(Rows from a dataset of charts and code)
** Start **

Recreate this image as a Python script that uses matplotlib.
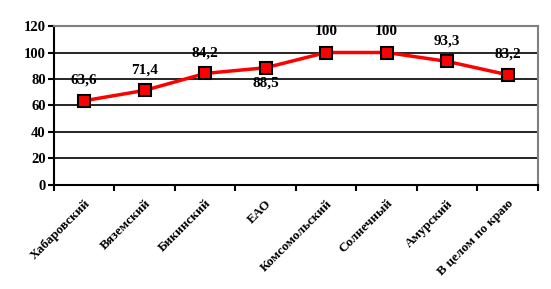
import matplotlib.pyplot as plt
import numpy as np

categories = ['Хабаровский', 'Вяземский', 'Бикинский', 'ЕАО', 'Комсомольский',
              'Солнечный', 'Амурский', 'В целом по краю']
values = [63.6, 71.4, 84.2, 88.5, 100, 100, 93.3, 83.2]
labels = ['63,6', '71,4', '84,2', '88,5', '100', '100', '93,3', '83,2']
label_below = [False, False, False, True, False, False, False, False]

plt.rcParams['font.family'] = ['Liberation Serif', 'DejaVu Serif']
plt.rcParams['font.weight'] = 'bold'

fig = plt.figure(figsize=(5.51, 2.89), dpi=100)
ax = fig.add_axes([0.098, 0.36, 0.878, 0.55])

x = np.arange(len(categories))
ax.plot(x, values, color='#ff0000', lw=2.5, marker='s', ms=9,
        mfc='#ff0000', mec='black', mew=1.5, zorder=3, clip_on=False)

for xi, v, lab, below in zip(x, values, labels, label_below):
    off = -11 if below else 15
    ax.annotate(lab, (xi, v), xytext=(0, off), textcoords='offset points',
                ha='center', va='center', fontsize=11, fontweight='bold')

ax.set_xlim(-0.5, len(categories) - 0.5)
ax.set_ylim(0, 120)
ax.set_yticks(np.arange(0, 121, 20))
ax.yaxis.grid(True, color='black', lw=1.2)
ax.set_axisbelow(True)

ax.set_xticks(np.arange(-0.5, len(categories), 1.0))
ax.set_xticklabels([])
ax.set_xticks(x, minor=True)
ax.set_xticklabels(categories, minor=True, rotation=45, ha='right',
                   rotation_mode='anchor', fontsize=9.5)
ax.tick_params(axis='x', which='minor', length=0, pad=9)
ax.tick_params(axis='x', which='major', length=4, width=1.5, direction='out')
ax.tick_params(axis='y', length=4, width=1.5, direction='out', labelsize=10.5, pad=2)

for s in ['left', 'bottom']:
    ax.spines[s].set_color('black')
    ax.spines[s].set_linewidth(1.5)
for s in ['top', 'right']:
    ax.spines[s].set_color('#808080')
    ax.spines[s].set_linewidth(1.5)

fig.savefig('out.png', dpi=100)
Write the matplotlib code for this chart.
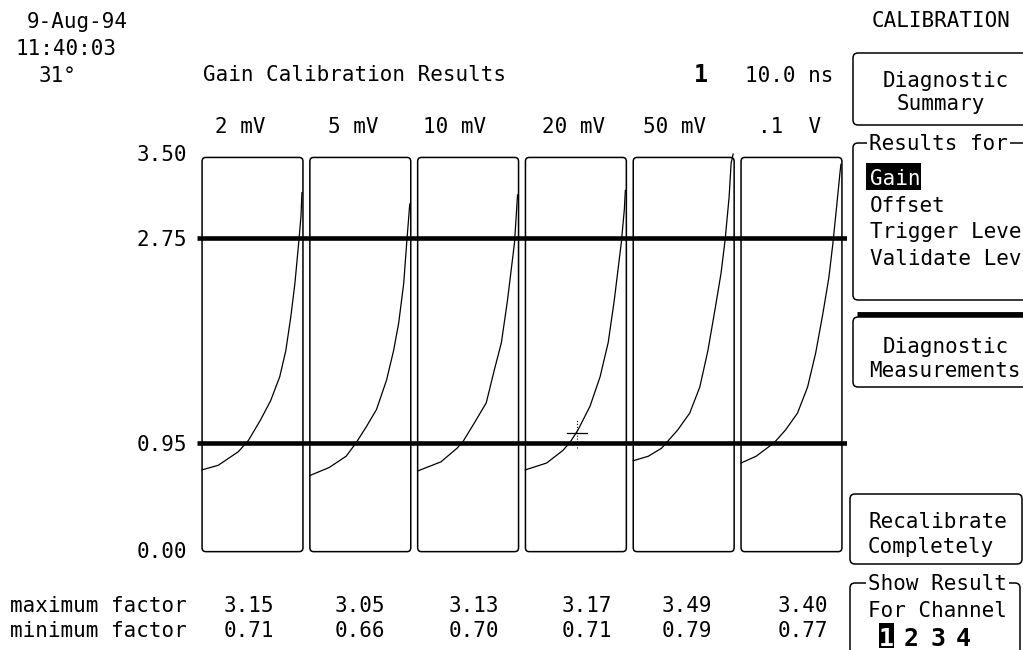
import matplotlib
matplotlib.use("Agg")
import matplotlib.pyplot as plt
from matplotlib.patches import FancyBboxPatch, Rectangle

# ---------------- data ----------------
ranges = ["2 mV", "5 mV", "10 mV", "20 mV", "50 mV", ".1  V"]
max_factor = [3.15, 3.05, 3.13, 3.17, 3.49, 3.40]
min_factor = [0.71, 0.66, 0.70, 0.71, 0.79, 0.77]
limit_lines = [2.75, 0.95]
ytick_vals = [0.00, 0.95, 2.75, 3.50]
ytick_labels = ["0.00", "0.95", "2.75", "3.50"]

# curve samples per range: fraction across the box, gain factor
curve_t_2mV = [0.00, 0.16, 0.36, 0.46, 0.58, 0.68, 0.77, 0.83, 0.88, 0.92, 0.96, 0.98, 0.99]
curve_v_2mV = [0.71, 0.75, 0.87, 0.97, 1.15, 1.32, 1.53, 1.76, 2.06, 2.35, 2.73, 2.94, 3.15]
curve_t_5mV = [0.00, 0.19, 0.36, 0.46, 0.56, 0.66, 0.76, 0.83, 0.88, 0.93, 0.96, 0.99]
curve_v_5mV = [0.66, 0.73, 0.83, 0.95, 1.09, 1.24, 1.50, 1.76, 2.00, 2.35, 2.71, 3.05]
curve_t_10mV = [0.00, 0.23, 0.39, 0.45, 0.56, 0.68, 0.76, 0.83, 0.89, 0.96, 0.99]
curve_v_10mV = [0.70, 0.78, 0.90, 0.96, 1.12, 1.30, 1.59, 1.83, 2.20, 2.71, 3.13]
curve_t_20mV = [0.00, 0.21, 0.37, 0.44, 0.52, 0.64, 0.74, 0.82, 0.88, 0.95, 0.98, 0.99]
curve_v_20mV = [0.71, 0.77, 0.88, 0.95, 1.06, 1.27, 1.53, 1.83, 2.20, 2.71, 3.00, 3.17]
curve_t_50mV = [0.00, 0.15, 0.28, 0.33, 0.44, 0.56, 0.66, 0.74, 0.81, 0.87, 0.91, 0.95, 0.97, 0.99]
curve_v_50mV = [0.79, 0.83, 0.90, 0.95, 1.06, 1.21, 1.44, 1.76, 2.12, 2.44, 2.73, 3.11, 3.41, 3.49]
curve_t_100mV = [0.00, 0.15, 0.33, 0.44, 0.56, 0.66, 0.74, 0.81, 0.87, 0.91, 0.95, 0.98, 0.99]
curve_v_100mV = [0.77, 0.83, 0.95, 1.06, 1.21, 1.44, 1.74, 2.08, 2.40, 2.70, 3.05, 3.32, 3.40]
curves_t = [curve_t_2mV, curve_t_5mV, curve_t_10mV, curve_t_20mV, curve_t_50mV, curve_t_100mV]
curves_v = [curve_v_2mV, curve_v_5mV, curve_v_10mV, curve_v_20mV, curve_v_50mV, curve_v_100mV]

cursor_x, cursor_y = 3.01, 1.03

# ---------------- figure ----------------
W, H = 1023, 650
FONT = "DejaVu Sans Mono"
FS = 15
fig = plt.figure(figsize=(W / 100, H / 100), dpi=100)
fig.patch.set_facecolor("white")

# pixel-space overlay for the instrument screen text
ui = fig.add_axes([0, 0, 1, 1])
ui.set_xlim(0, W)
ui.set_ylim(H, 0)
ui.axis("off")
ui.patch.set_visible(False)

def t(x, y, s, **kw):
    kw.setdefault("fontsize", FS)
    kw.setdefault("family", FONT)
    ui.text(x, y, s, ha=kw.pop("ha", "left"), va=kw.pop("va", "baseline"), **kw)

# header
t(27, 28, "9-Aug-94")
t(15, 55, "11:40:03")
t(39, 82, "31°")
t(203, 81, "Gain Calibration Results")
t(694, 82, "1", fontsize=17, fontweight="bold")
t(745, 82, "10.0 ns")
t(872, 27, "CALIBRATION")

# range labels
range_x = [215, 328, 423, 542, 643, 758]
for x, lab in zip(range_x, ranges):
    t(x, 133, lab)

# factor rows
t(10, 612, "maximum factor")
t(10, 637, "minimum factor")
val_x = [224, 335, 449, 562, 662, 778]
for x, mx, mn in zip(val_x, max_factor, min_factor):
    t(x, 612, f"{mx:.2f}")
    t(x, 637, f"{mn:.2f}")

# right-hand soft-key panel
def ui_box(x0, y0, x1, y1, lw=1.1):
    ui.add_patch(FancyBboxPatch((x0, y0), x1 - x0, y1 - y0,
                                boxstyle="round,pad=0,rounding_size=5",
                                fill=False, lw=lw, ec="black", clip_on=False))

ui_box(853, 53, 1040, 125)
t(883, 87, "Diagnostic")
t(897, 110, "Summary")

ui_box(853, 143, 1040, 300)
t(869, 150, "Results for", bbox=dict(fc="white", ec="none", pad=1.5))
ui.add_patch(Rectangle((866, 163), 55, 27, fc="black", ec="none"))
t(870, 185, "Gain", color="white")
t(870, 212, "Offset")
t(870, 238, "Trigger Leve")
t(870, 265, "Validate Lev")

ui.plot([857, 1023], [314, 314], color="black", lw=3.5, solid_capstyle="butt")
ui_box(853, 317, 1040, 387)
t(883, 353, "Diagnostic")
t(869, 377, "Measurements")

ui_box(850, 494, 1022, 564)
t(868, 528, "Recalibrate")
t(868, 553, "Completely")

ui_box(850, 583, 1020, 680)
t(868, 590, "Show Result", bbox=dict(fc="white", ec="none", pad=1.5))
t(868, 617, "For Channel")
ui.add_patch(Rectangle((879, 623), 15, 25, fc="black", ec="none"))
t(886.5, 646, "1", fontsize=18, fontweight="bold", color="white", ha="center")
for x, d in zip([911, 938, 963], ["2", "3", "4"]):
    t(x, 646, d, fontsize=18, fontweight="bold", ha="center")

# ---------------- main plot ----------------
y_bot_px, y_top_px = 550.5, 152.9
ax = fig.add_axes([197 / W, (H - y_bot_px) / H, 650 / W, (y_bot_px - y_top_px) / H])
ax.patch.set_visible(False)
ax.set_xlim(-0.515, 5.515)
ax.set_ylim(0, 3.5)
for s in ax.spines.values():
    s.set_visible(False)
ax.set_xticks([])
ax.set_yticks(ytick_vals)
ax.set_yticklabels(ytick_labels, family=FONT, fontsize=FS)
ax.tick_params(axis="y", length=0, pad=7)

half = 0.468
for i in range(len(ranges)):
    ax.add_patch(FancyBboxPatch((i - half, -0.01), 2 * half, 3.47,
                                boxstyle="round,pad=0,rounding_size=0.035",
                                fill=False, lw=1.1, ec="black", clip_on=False))
    xs = [i - half + tt * 2 * half for tt in curves_t[i]]
    ax.plot(xs, curves_v[i], color="black", lw=0.9, clip_on=False)

for v in limit_lines:
    ax.axhline(v, color="black", lw=3.3, solid_capstyle="butt")

# cursor
ax.plot([cursor_x - 0.093, cursor_x + 0.093], [cursor_y, cursor_y], color="black", lw=0.9)
ax.plot([cursor_x, cursor_x], [cursor_y - 0.13, cursor_y + 0.12], color="black", lw=0.8, ls=":")

fig.savefig("out.png", dpi=100, facecolor="white")
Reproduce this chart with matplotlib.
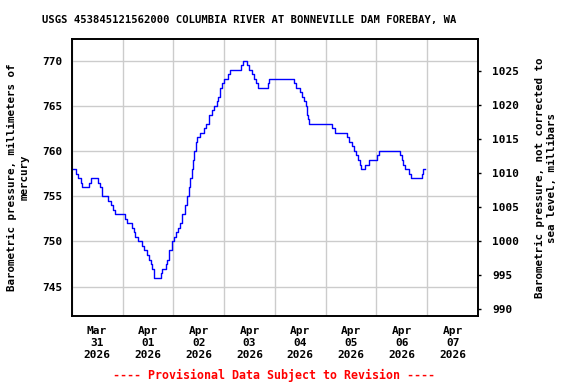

** End **

→ EXERCISE OBJECTIVE:
Tally the lines of the records holding the word "this", then give only the resulting number.

→ EXERCISE OUTPUT:
3